§ DATA LINES

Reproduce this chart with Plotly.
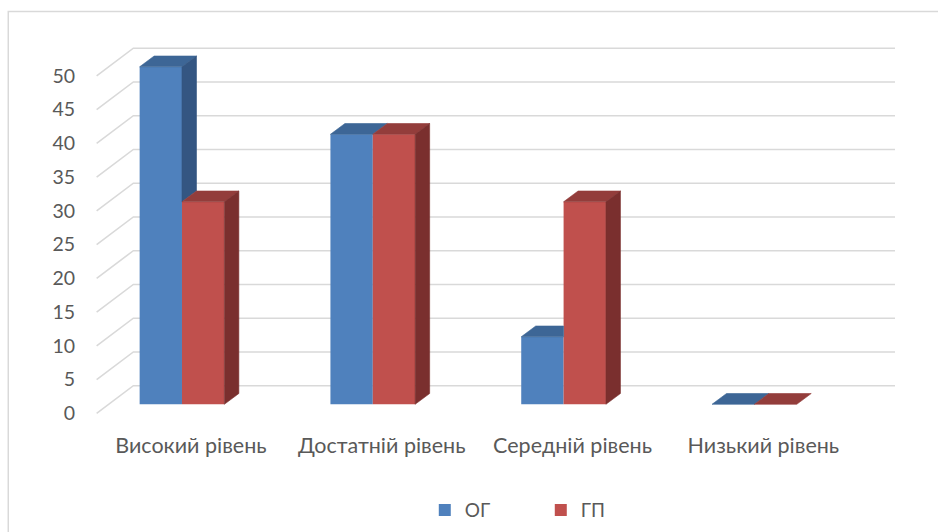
import plotly.graph_objects as go

# ---- data ----
categories = ["Високий рівень", "Достатній рівень", "Середній рівень", "Низький рівень"]
series_names = ["ОГ", "ГП"]
og_values = [50, 40, 10, 0]
gp_values = [30, 40, 30, 0]
y_ticks = [0, 5, 10, 15, 20, 25, 30, 35, 40, 45, 50]

# ---- styling ----
FRONT = ["#4F81BD", "#C0504D"]
TOP = ["#3D6696", "#933D3B"]
SIDE = ["#345682", "#7A2F2E"]
GRID = "#D9D9D9"
TEXT = "#595959"
FONT = "Lato"

# ---- oblique projection (axis units: x = category index, y = value on the bar front plane) ----
BAR_W = 0.222                      # width of one bar
BAR_DX, BAR_DY = 0.076, 1.6        # depth of a bar
WALL_FRONT_DX, WALL_FRONT_DY = -0.0634, -1.333   # front edge of the walls
WALL_BACK_DX, WALL_BACK_DY = 0.129, 2.756        # back wall plane
X_LEFT, X_RIGHT = -0.384, 3.608    # extent of the wall box
LABEL_DX = 0.047                   # category labels sit slightly right of the group centre

X_RANGE = [-0.4507, 3.737]
Y_RANGE = [-2.326, 53.97]

fig = go.Figure()

# front faces of the bars
for s, (name, vals) in enumerate(zip(series_names, [og_values, gp_values])):
    fig.add_trace(go.Bar(
        x=list(range(len(categories))), y=vals, name=name,
        width=BAR_W, offset=-BAR_W if s == 0 else 0,
        marker=dict(color=FRONT[s], line=dict(width=0)),
        hoverinfo="skip",
    ))


def face(xs, ys, color):
    fig.add_trace(go.Scatter(
        x=xs + [xs[0]], y=ys + [ys[0]], mode="lines", fill="toself",
        fillcolor=color, line=dict(color=color, width=0.6),
        showlegend=False, hoverinfo="skip",
    ))


# top and side faces
for i in range(len(categories)):
    b, r = og_values[i], gp_values[i]
    # left bar (ОГ)
    xl, xr = i - BAR_W, i
    if b < r:
        # right part of the top is hidden behind the taller neighbour
        face([xl, xr, xr, xl + BAR_DX], [b, b, b + BAR_DY, b + BAR_DY], TOP[0])
    else:
        face([xl, xr, xr + BAR_DX, xl + BAR_DX], [b, b, b + BAR_DY, b + BAR_DY], TOP[0])
        if b > r:
            face([xr, xr, xr + BAR_DX, xr + BAR_DX], [r, b, b + BAR_DY, r + BAR_DY], SIDE[0])
    # right bar (ГП)
    xl, xr = i, i + BAR_W
    face([xl, xr, xr + BAR_DX, xl + BAR_DX], [r, r, r + BAR_DY, r + BAR_DY], TOP[1])
    if r > 0:
        face([xr, xr, xr + BAR_DX, xr + BAR_DX], [0, r, r + BAR_DY, BAR_DY], SIDE[1])

# gridlines on the back and side walls
shapes = []
for v in y_ticks:
    yb = v + WALL_BACK_DY
    yf = v + WALL_FRONT_DY
    path = (f"M{X_RIGHT + WALL_BACK_DX},{yb} L{X_LEFT + WALL_BACK_DX},{yb} "
            f"L{X_LEFT + WALL_FRONT_DX},{yf}")
    shapes.append(dict(type="path", path=path, xref="x", yref="y", layer="below",
                       line=dict(color=GRID, width=1.6)))

# chart frame
shapes.append(dict(type="rect", xref="paper", yref="paper",
                   x0=-0.1098, y0=-0.33, x1=1.07, y1=1.075,
                   line=dict(color=GRID, width=1.5), layer="below"))

fig.update_layout(
    width=938, height=532,
    margin=dict(l=96, r=43, t=40, b=112, autoexpand=False),
    paper_bgcolor="white", plot_bgcolor="rgba(0,0,0,0)",
    barmode="overlay",
    shapes=shapes,
    font=dict(family=FONT, size=19, color=TEXT),
    xaxis=dict(range=X_RANGE, showgrid=False, zeroline=False, showline=False,
               tickmode="array", tickvals=[i + LABEL_DX for i in range(len(categories))],
               ticktext=categories, ticks="", ticklabelstandoff=10, fixedrange=True,
               tickfont=dict(family=FONT, size=21.5, color=TEXT)),
    yaxis=dict(range=Y_RANGE, showgrid=False, zeroline=False, showline=False,
               tickmode="array", tickvals=[v + WALL_FRONT_DY for v in y_ticks],
               ticktext=[str(v) for v in y_ticks], ticks="", ticklabelstandoff=20,
               fixedrange=True, tickfont=dict(family=FONT, size=19.5, color=TEXT)),
    legend=dict(orientation="h", x=0.4115, xanchor="left",
                yref="container", y=0.041, yanchor="middle",
                entrywidth=71, entrywidthmode="pixels",
                font=dict(family=FONT, size=19, color=TEXT), bgcolor="rgba(0,0,0,0)"),
    showlegend=True,
)

fig.write_html("out.html")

§ GIVEN PROBLEM
Give the number of lines where the string "chart" occurs, without any further text.

§ REPLY TO THE TASK
2